You own a house in Spain and for one reason or the other you want to sell it, it could be because of an imminent divorce, you're finished with Spain or you simply want to buy a different house.
And guess what, you'll be taxed on any profit you make.


Reinvesting as a resident

If you live here permanently, meaning that you're a resident, you can reinvest the overvalue without having to pay capital gain tax. One condition is that the house must have been in you're possession for at least three years.
If you're not a resident you can claim the 5% that's always collected at a sale back provided you've paid your property tax regularly. This only applies, however, if you've made no profit or if the tax on the profit is lower than the collected 5%. In the latter case there'll be a settlement.

In reality this never happens, two reasons why, nobody sells his house without making a profit and very few people pay property tax.


The difference between residents and non-residents

Currently you turn 35 % of your profit over to the Spanish government, this will probably change to 18, like the Spaniards are paying. That's still being negotiated however. In reality little will change, that 5% of the selling price (Escritura price to be exact) is often less than that 18% so, consequently also less than the 35%. This rule actually came into being because nobody paid property tax and that when a foreigner sold a house it was difficult to collect capital gain tax, the buyer is now the losing party, he has to collect the 5%.
The EU is trying to right this wrong but it isn't easy and might take some time as Spain is not really cooperating.


Property tax

Next, comes paying property tax, local taxes are usually paid in the summer, this includes property tax. You'll be exempt from paying property tax in the UK as Spain has its own form of property tax in place. The double tax treaty between the UK and Spain forbids the paying of double taxes in both 2 countries.

The fact that nobody pays property tax in Spain is irrelevant, de rule exists and as far as the department of customs and revenue is concerned, that's all that matters.
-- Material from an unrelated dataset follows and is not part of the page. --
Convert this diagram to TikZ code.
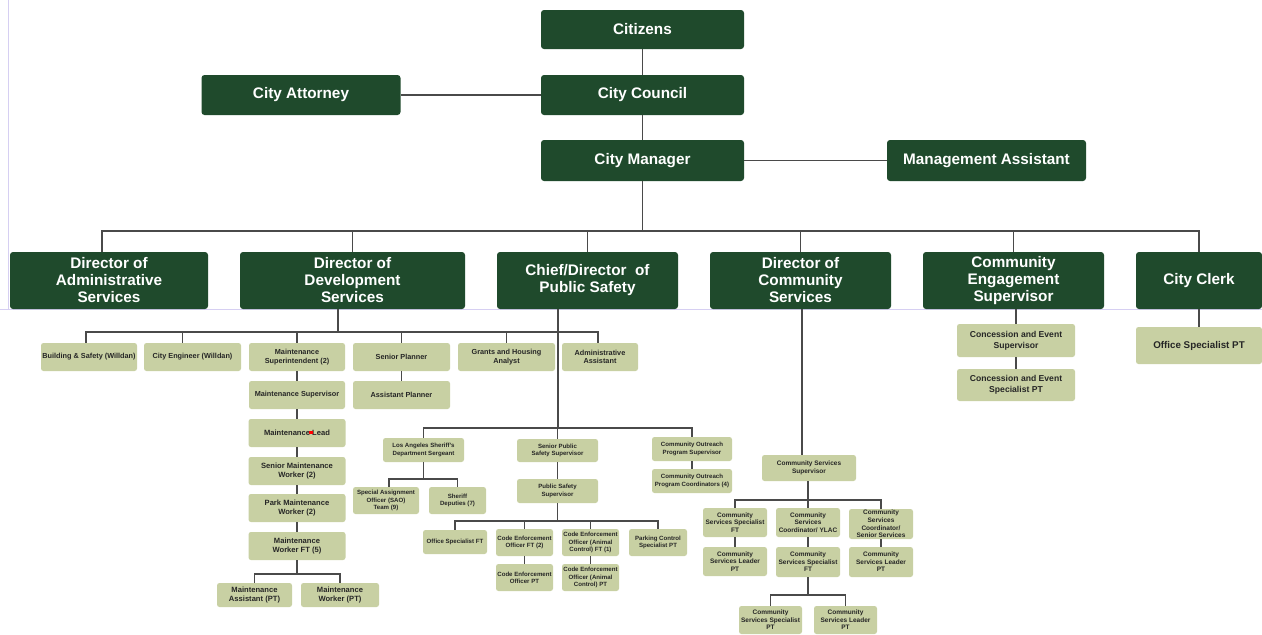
\documentclass[tikz,border=0pt]{standalone}
\usepackage{fontspec}
\setmainfont{Liberation Sans}
\definecolor{dkg}{HTML}{1F4A2C}
\definecolor{ltg}{HTML}{C8D0A3}
\definecolor{lc}{HTML}{4A4A4A}
\definecolor{txt}{HTML}{262626}
\definecolor{lav}{HTML}{D6CFF2}
\tikzset{
  sz/.style 2 args={minimum width=#1pt,minimum height=#2pt},
  dkbox/.style={fill=dkg,rounded corners=3pt,text=white,align=center,inner sep=0pt,
    font=\bfseries\fontsize{15.3}{17}\selectfont},
  ltbox/.style={fill=ltg,rounded corners=2.5pt,text=txt,align=center,inner sep=0pt},
  fA/.style={font=\bfseries\fontsize{7.3}{8.6}\selectfont},
  fB/.style={font=\bfseries\fontsize{7.6}{9.6}\selectfont},
  fC/.style={font=\bfseries\fontsize{6.1}{7.2}\selectfont},
  fD/.style={font=\bfseries\fontsize{6.5}{7.6}\selectfont},
  fE/.style={font=\bfseries\fontsize{8.6}{11}\selectfont},
  fF/.style={font=\bfseries\fontsize{9.8}{12}\selectfont},
  conn/.style={draw=lc,line width=1.5pt},
}
\begin{document}
\begin{tikzpicture}[x=1pt,y=-1pt]
\useasboundingbox (0,0) rectangle (1262,635);
\fill[white] (0,0) rectangle (1262,635);
\draw[lav,line width=0.8pt] (8,0) -- (8,309);
\draw[lav,line width=0.8pt] (0,309.5) -- (1262,309.5);
% top
\node[dkbox,sz={203}{39}] (cit) at (642.5,29.5) {Citizens};
\node[dkbox,sz={203}{40}] (cc) at (642.5,95) {City Council};
\node[dkbox,sz={199}{40}] (ca) at (301,95) {City Attorney};
\node[dkbox,sz={203}{41}] (cman) at (642.5,160.5) {City Manager};
\node[dkbox,sz={199}{41}] (ma) at (986.5,160.5) {Management Assistant};
% directors
\node[dkbox,sz={198}{57}] (da) at (109,280.5) {Director of\\Administrative\\Services};
\node[dkbox,sz={225}{57}] (dd) at (352.5,280.5) {Director of\\Development\\Services};
\node[dkbox,sz={181}{57}] (dp) at (587.5,280.5) {Chief/Director\ \ of\\Public Safety};
\node[dkbox,sz={181}{57}] (dc) at (800.5,280.5) {Director of\\Community\\Services};
\node[dkbox,sz={181}{57}] (de) at (1013.5,280.5) {Community\\Engagement\\Supervisor};
\node[dkbox,sz={126}{57}] (dk) at (1199,280.5) {City Clerk};
% development
\node[ltbox,fA,sz={96}{28}] (bs) at (89,357) {Building \& Safety (Willdan)};
\node[ltbox,fA,sz={97}{28}] (ce) at (192.5,357) {City Engineer (Willdan)};
\node[ltbox,fA,sz={96}{28}] (msup) at (297,357) {Maintenance\\Superintendent (2)};
\node[ltbox,fA,sz={97}{28}] (sp) at (401.5,357) {Senior Planner};
\node[ltbox,fA,sz={97}{28}] (gh) at (506.5,357) {Grants and Housing\\Analyst};
\node[ltbox,fA,sz={76}{28}] (aa) at (600,357) {Administrative\\Assistant};
\node[ltbox,fA,sz={96}{28}] (msv) at (297,395) {Maintenance Supervisor};
\node[ltbox,fA,sz={97}{28}] (ap) at (401.5,395) {Assistant Planner};
\node[ltbox,fB,sz={97}{28}] (ml) at (297,433) {Maintenance Lead};
\node[ltbox,fB,sz={97}{28}] (smw) at (297,471) {Senior Maintenance\\Worker (2)};
\node[ltbox,fB,sz={97}{28}] (pmw) at (297,508) {Park Maintenance\\Worker (2)};
\node[ltbox,fB,sz={97}{28}] (mwft) at (297,546) {Maintenance\\Worker FT (5)};
\node[ltbox,fB,sz={75}{24}] (mapt) at (254.5,595) {Maintenance\\Assistant (PT)};
\node[ltbox,fB,sz={78}{24}] (mwpt) at (340,595) {Maintenance\\Worker (PT)};
\fill[red] (309,430.5) rectangle (312.5,434);
% public safety
\node[ltbox,fC,sz={81}{24}] (sgt) at (423.5,450) {Los Angeles Sheriff's\\Department Sergeant};
\node[ltbox,fC,sz={81}{23}] (spss) at (557.5,450.5) {Senior Public\\Safety Supervisor};
\node[ltbox,fC,sz={80}{24}] (cops) at (692,449) {Community Outreach\\Program Supervisor};
\node[ltbox,fC,sz={80}{24}] (copc) at (692,481) {Community Outreach\\Program Coordinators (4)};
\node[ltbox,fC,sz={81}{24}] (pss) at (557.5,491) {Public Safety\\Supervisor};
\node[ltbox,fC,sz={66}{27}] (sao) at (386,500.5) {Special Assignment\\Officer (SAO)\\Team (9)};
\node[ltbox,fC,sz={57}{27}] (sd) at (457.5,500.5) {Sheriff\\Deputies (7)};
\node[ltbox,fC,sz={64}{24}] (osft) at (455,542) {Office Specialist FT};
\node[ltbox,fC,sz={57}{27}] (ceft) at (524.5,542.5) {Code Enforcement\\Officer FT (2)};
\node[ltbox,fC,sz={57}{27}] (ceac) at (590.5,542.5) {Code Enforcement\\Officer (Animal\\Control) FT (1)};
\node[ltbox,fC,sz={58}{27}] (pcs) at (658,542.5) {Parking Control\\Specialist PT};
\node[ltbox,fC,sz={57}{27}] (cept) at (524.5,577.5) {Code Enforcement\\Officer PT};
\node[ltbox,fC,sz={57}{27}] (ceacpt) at (590.5,577.5) {Code Enforcement\\Officer (Animal\\Control) PT};
% community services
\node[ltbox,fD,sz={94}{26}] (css) at (809,468) {Community Services\\Supervisor};
\node[ltbox,fD,sz={64}{29}] (cssft) at (735,522.5) {Community\\Services Specialist\\FT};
\node[ltbox,fD,sz={64}{29}] (csc) at (808,522.5) {Community\\Services\\Coordinator/ YLAC};
\node[ltbox,fD,sz={64}{30}] (cscs) at (881,524) {Community\\Services\\Coordinator/\\Senior Services};
\node[ltbox,fD,sz={64}{29}] (cslpt1) at (735,561.5) {Community\\Services Leader\\PT};
\node[ltbox,fD,sz={64}{30}] (cssft2) at (808,562) {Community\\Services Specialist\\FT};
\node[ltbox,fD,sz={64}{30}] (cslpt2) at (881,562) {Community\\Services Leader\\PT};
\node[ltbox,fD,sz={63}{28}] (csspt) at (770.5,620) {Community\\Services Specialist\\PT};
\node[ltbox,fD,sz={63}{28}] (cslpt3) at (845.5,620) {Community\\Services Leader\\PT};
% engagement, clerk
\node[ltbox,fE,sz={118}{33}] (ces) at (1016,340.5) {Concession and Event\\Supervisor};
\node[ltbox,fE,sz={118}{32}] (cesp) at (1016,385) {Concession and Event\\Specialist PT};
\node[ltbox,fF,sz={126}{37}] (osp) at (1199,345.5) {Office Specialist PT};
% connectors
\draw[conn] (cit) -- (cc);
\draw[conn] (cc) -- (cman);
\draw[conn] (ca) -- (cc);
\draw[conn] (cman) -- (ma);
\coordinate (b0) at (642.5,231);
\draw[conn] (cman) -- (b0);
\draw[conn] (b0) -| ([xshift=-7pt]da.north);
\draw[conn] (b0) -| (dd.north);
\draw[conn] (b0) -| (dp.north);
\draw[conn] (b0) -| (dc.north);
\draw[conn] (b0) -| (de.north);
\draw[conn] (b0) -| (dk.north);
\coordinate (b1) at (338,332);
\draw[conn] (dd.south -| b1) -- (b1);
\draw[conn] (b1) -| ([xshift=-3pt]bs.north);
\draw[conn] (b1) -| ([xshift=-10pt]ce.north);
\draw[conn] (b1) -| (msup.north);
\draw[conn] (b1) -| (sp.north);
\draw[conn] (b1) -| (gh.north);
\draw[conn] (b1) -| ([xshift=-2pt]aa.north);
\draw[conn] (msup) -- (msv);
\draw[conn] (msv) -- (ml);
\draw[conn] (ml) -- (smw);
\draw[conn] (smw) -- (pmw);
\draw[conn] (pmw) -- (mwft);
\draw[conn] (sp) -- (ap);
\coordinate (b2) at (297,574);
\draw[conn] (mwft) -- (b2);
\draw[conn] (b2) -| (mapt.north);
\draw[conn] (b2) -| (mwpt.north);
\coordinate (b3) at (558,428);
\draw[conn] (dp.south -| b3) -- (b3);
\draw[conn] (b3) -| (sgt.north);
\draw[conn] (b3) -| (spss.north);
\draw[conn] (b3) -| (cops.north);
\draw[conn] (cops) -- (copc);
\draw[conn] (spss) -- (pss);
\coordinate (b4) at (423.5,479);
\draw[conn] (sgt) -- (b4);
\draw[conn] (b4) -| ([xshift=3pt]sao.north);
\draw[conn] (b4) -| (sd.north);
\coordinate (b5) at (557.5,521);
\draw[conn] (pss) -- (b5);
\draw[conn] (b5) -| (osft.north);
\draw[conn] (b5) -| (ceft.north);
\draw[conn] (b5) -| (ceac.north);
\draw[conn] (b5) -| (pcs.north);
\draw[conn] (ceft) -- (cept);
\draw[conn] (ceac) -- (ceacpt);
\coordinate (c1) at ([xshift=-7pt]css.north);
\draw[conn] (c1 |- dc.south) -- (c1);
\coordinate (b6) at (808,500);
\draw[conn] (css.south -| b6) -- (b6);
\draw[conn] (b6) -| (cssft.north);
\draw[conn] (b6) -| (csc.north);
\draw[conn] (b6) -| (cscs.north);
\draw[conn] (cssft) -- (cslpt1);
\draw[conn] (csc) -- (cssft2);
\draw[conn] (cscs) -- (cslpt2);
\coordinate (b7) at (808,595);
\draw[conn] (cssft2) -- (b7);
\draw[conn] (b7) -| (csspt.north);
\draw[conn] (b7) -| (cslpt3.north);
\draw[conn] (ces.north |- de.south) -- (ces.north);
\draw[conn] (ces) -- (cesp);
\draw[conn] (dk.south) -- (osp.north);
\end{tikzpicture}
\end{document}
If you've paid property tax in the UK you're at an advantage when your profit is low if you sell your Spanish house because for example you're forced to sell.

Second advantage is if the Spanish government wants to collect all outstanding tax payments. Its quite possible that there'll come a time when all their systems function properly and they'll charge everybody with everything that's still outstanding
Property tax is now levied over goods, balances and other properties. Your house is taxed on its fiscal value, this is a great deal lower than its actual worth. Spaniards prefer simple solutions, therefore it could be that they'll charge you a percentage over every year you had the house in your possession unless you can show that you've always paid your property tax.

The fact that 99% of foreigners living in Spain do not pay property tax can not be seen as a common good.